Another, very different, ‘scientific’ aspect of FDE work relates to competency testing and the demonstration of applicable skill (which can be tested and studied using scientific methods). As noted at the beginning of this post, the issue of whether the method being used is ‘scientific’ or not is not a big concern. Courts may decide to admit any person as an expert if their knowledge, skills, and abilities are needed to assist the court with some difficult topic (one that is technically ‘beyond the ken’ of the average person). But all such evidence, whether scientific or not, should be assessed in terms of it’s accuracy and reliability (or validity and precision).

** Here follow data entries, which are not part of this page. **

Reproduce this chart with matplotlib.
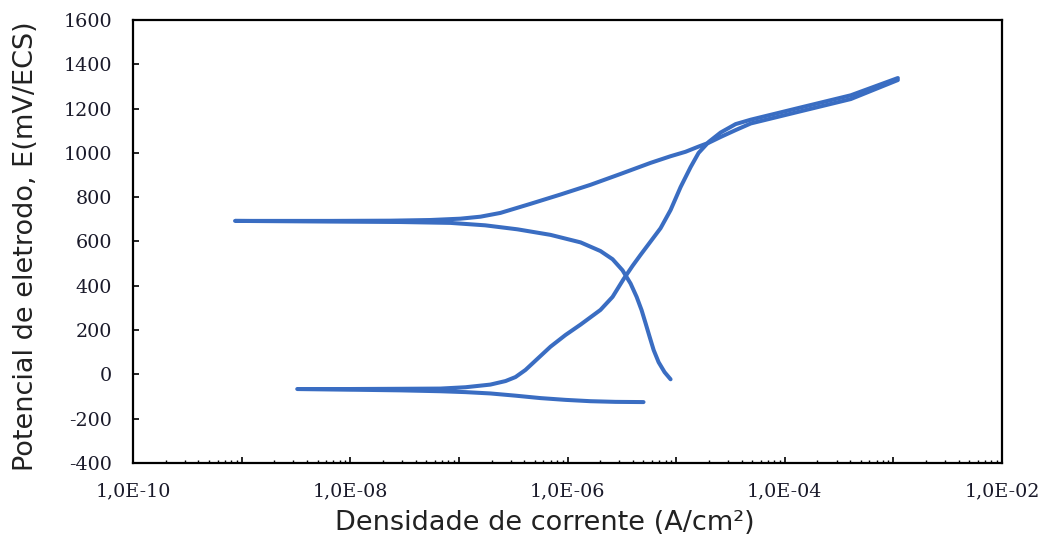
import math
import matplotlib
matplotlib.use("Agg")
import matplotlib.pyplot as plt
from matplotlib.ticker import LogLocator, FuncFormatter, MultipleLocator, NullFormatter

# Forward scan (cathodic start -> Ecorr -> anodic -> vertex)
i_forward = [5.01e-6, 2.77e-6, 1.63e-6, 9.59e-7, 5.64e-7, 3.32e-7, 1.95e-7,
             1.15e-7, 6.75e-8, 2.89e-8, 1.0e-8, 3.25e-9,
             1.0e-8, 2.89e-8, 6.75e-8, 1.15e-7, 1.95e-7, 2.69e-7, 3.32e-7,
             4.10e-7, 5.07e-7, 6.97e-7, 9.59e-7, 1.32e-6, 2.01e-6, 2.60e-6,
             3.28e-6, 3.97e-6, 4.71e-6, 5.82e-6, 7.19e-6, 8.89e-6, 1.10e-5,
             1.36e-5, 1.61e-5, 2.00e-5, 2.57e-5, 3.53e-5, 4.87e-5, 1.40e-4,
             4.05e-4, 1.10e-3]
E_forward = [-125, -124, -121, -115, -107, -96, -86,
             -80, -76, -72, -69, -66,
             -66, -65, -64, -58, -46, -30, -12,
             20, 62, 125, 178, 225, 291, 350,
             430, 490, 540, 600, 660, 742, 846,
             936, 1000, 1050, 1092, 1130, 1150, 1205,
             1260, 1338]

# Reverse scan (vertex -> second Ecorr -> cathodic)
i_reverse = [1.10e-3, 4.05e-4, 1.40e-4, 4.87e-5, 3.53e-5, 2.57e-5, 2.00e-5,
             1.58e-5, 1.22e-5, 8.89e-6, 5.82e-6, 3.08e-6, 1.63e-6, 8.61e-7,
             4.56e-7, 2.41e-7, 1.58e-7, 1.03e-7, 5.46e-8, 2.34e-8, 6.55e-9,
             8.7e-10,
             6.55e-9, 2.89e-8, 8.36e-8, 1.75e-7, 3.46e-7, 6.97e-7, 1.32e-6,
             2.01e-6, 2.60e-6, 3.21e-6, 3.81e-6, 4.33e-6, 4.81e-6, 5.24e-6,
             5.70e-6, 6.21e-6, 6.90e-6, 7.83e-6, 8.89e-6]
E_reverse = [1329, 1243, 1188, 1133, 1103, 1072, 1046,
             1027, 1005, 985, 955, 905, 856, 812,
             770, 729, 712, 703, 697, 694, 693,
             693,
             690, 688, 684, 673, 655, 630, 596,
             557, 520, 470, 410, 350, 290, 230,
             170, 110, 55, 10, -22]

x_label = "Densidade de corrente (A/cm²)"
y_label = "Potencial de eletrodo, E(mV/ECS)"

line_color = "#3A6DC2"

fig = plt.figure(figsize=(10.45, 5.42), dpi=100)
ax = fig.add_axes([133 / 1045, 1 - 463 / 542, (1002 - 133) / 1045, (463 - 20) / 542])

ax.plot(i_forward, E_forward, color=line_color, lw=2.9,
        solid_capstyle="round", solid_joinstyle="round")
ax.plot(i_reverse, E_reverse, color=line_color, lw=2.9,
        solid_capstyle="round", solid_joinstyle="round")

ax.set_xscale("log")
ax.set_xlim(1e-10, 1e-2)
ax.set_ylim(-400, 1600)

ax.yaxis.set_major_locator(MultipleLocator(200))
ax.xaxis.set_major_locator(LogLocator(base=10, numticks=20))
ax.xaxis.set_minor_locator(LogLocator(base=10, subs=range(2, 10), numticks=100))
ax.xaxis.set_minor_formatter(NullFormatter())


def fmt_x(v, pos):
    e = int(round(math.log10(v)))
    if e % 2 != 0:
        return ""
    return "1,0E-%02d" % abs(e)


ax.xaxis.set_major_formatter(FuncFormatter(fmt_x))
ax.yaxis.set_major_formatter(FuncFormatter(lambda v, p: "%d" % v))

for sp in ax.spines.values():
    sp.set_linewidth(1.6)
    sp.set_color("black")

ax.tick_params(axis="both", which="major", direction="in", length=4.5, width=1.2,
               labelsize=13.8, pad=14, colors="black", labelcolor="#1a1a2a")
ax.tick_params(axis="x", which="minor", direction="in", length=2.5, width=1.0)
ax.tick_params(axis="y", which="major", pad=15)

for lab in ax.get_xticklabels() + ax.get_yticklabels():
    lab.set_family("DejaVu Serif")

ax.set_xlabel(x_label, fontsize=19.5, family="DejaVu Sans", color="#222222")
ax.xaxis.set_label_coords(0.474, -0.105)
ax.set_ylabel(y_label, fontsize=19.5, family="DejaVu Sans", color="#222222")
ax.yaxis.set_label_coords(-0.108, 0.49)

fig.savefig("out.png", dpi=100)
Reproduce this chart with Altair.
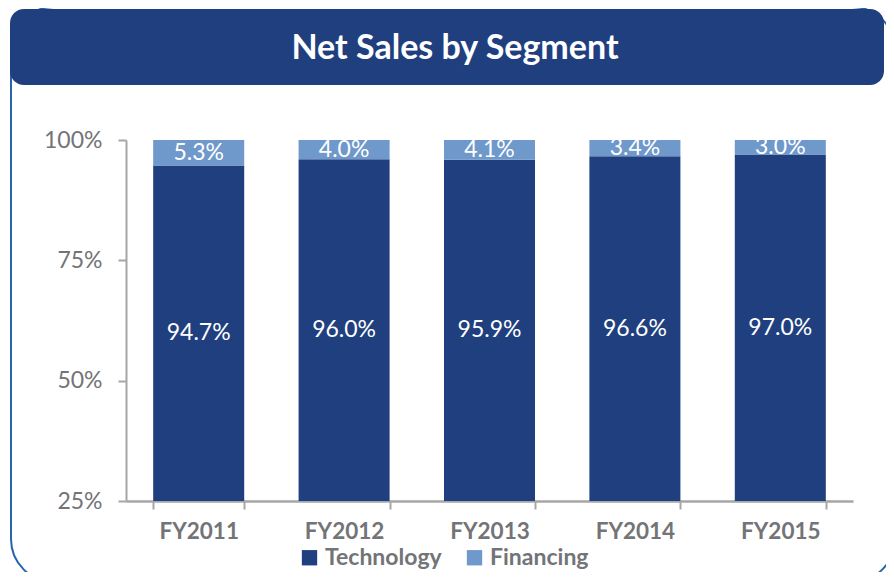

How the latter is assessed depends upon the trier, but competency testing has obvious application in that regard. The process of testing can, and should, be done in some rigorous manner. One that clearly conforms to the tenets in the scientific method. I’m happy to say that the FDE community has done plenty of this over the last 40 years.

So, is FDE a ‘science’ or a ‘scientific’ pursuit? I think it is, but it really depends on your perspective and view of what constitutes a science. That isn’t as simple or straight-forward as many people think.


  1. These two can be viewed as seminal rulings which, over time, have been enhanced by various subsequent rulings.
  2. The degree of support is determined by the specifics of the statistical test being applied.
  3. People sometimes think that these theories need to be exhaustive but, in reality, that is not necessary. Nor, in most cases, is it particularly beneficial.
  4. The negation of the prosecutor’s position is not necessarily the best for the defense. It is simply something to use so the evaluation can be done.
  5. It is true that case-specific research or experimentation may take place, if or when appropriate. In addition, the base information about the subject matter and known to the examiner will generally derive from past experimentation as outlined in the literature.